Freebie Wednesday. Well, not quite. But I still heart Chef @home, Michael Smith
Mar 25th, 2009 by nancyzimmerman
What I suffer in produce prices up here I will make up for by eating at home more. A lot more.
Much as I cheer for Yellowknife, it is decidedly lacking many good options for dining out (with a couple exceptions). Mind you, Vancouver is a hard act to follow, as Raul will attest. But I digress. The point is:
I will be eating at home, a lot more.
Thank goodness for Chef at Home, Canada’s own Michael Smith. Like Rachel Ray but with a more authentic kitchen, he manages to make gourmet cooking look easy.
Take his blue-cheese encrusted filet mignon :

Does this not look gorgeous? (forgive my indiscretion, vegetarians. And one of these days I’ll join the cause).
If i have it straight it’s as easy as this:
1. Sear the steaks, after salting and peppering them. Remove from pan.
2. In food processor, blend equal sizes of blue cheese, hunk of bread (torn up) and butter.
3. Put blue cheese mixture on top of steaks and put in hot oven (8 minutes or so?)
Tres easy, oui? Even I could handle that.
Readers: I’m looking for sites/videos/tv shows that give ideas on simple-yet-gourmet recipes. Fast though please, and not too many exotic ingredients (I live in Yellowknife). Suggestions?
ps: photo credit: adactio. And adactio, keep posting pictures like that and I’m coming over, wherever you are.

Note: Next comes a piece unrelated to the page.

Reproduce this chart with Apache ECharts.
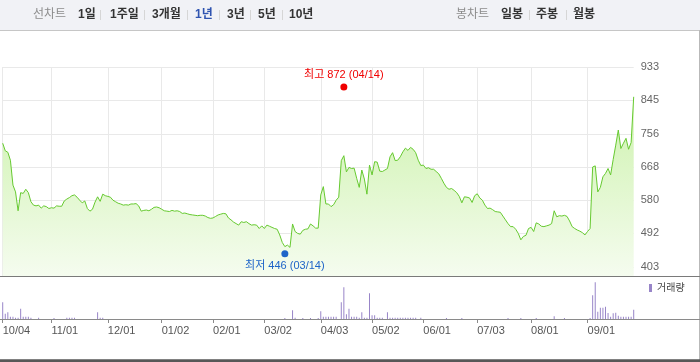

The best source I know of for simple-yet-brilliant recipes is Mark Bittman of the New York Times, aka “The Minimalist.” I have most of his books and have been cooking almost exclusively from them for the past three years. Most of his recipes take 30 minutes or less and I’ve only found a few that aren’t utterly delicious. His “Bitten” blog (http://bitten.blogs.nytimes.com/) has a recipe-finder tool on the right side of the screen (you’ll have to scroll down a bit to find it) that’s pretty useful; he’s got dozens of recipes there free for the taking. Bittman is himself a very good chef, but his genius is to work with some of the best chefs in the world and distill their recipes down to the bare essentials. He’s like a food editor, cutting out needless ingredients or unnecessary techniques to arrive at a result that is just as delicious but requires about a third of the effort.
Another good source for simple-yet-sophisticated meals is The Moosewood Restaurant Cooks at Home. While some people flinch when they see “Moosewood,” thinking of the original vegetarian bible of the 1970s, this book is full of healthy, delicious, modern recipes that can be made in 30 minutes or less. There’s no meat here, but there are some very good fish dishes. I’ve cooked almost every recipe in this book over the past 15 years and they’re all great.
@brad – been poking around the bitten site – definitely will bookmark and start drawing on this! Great stuff there. Thanks a lot.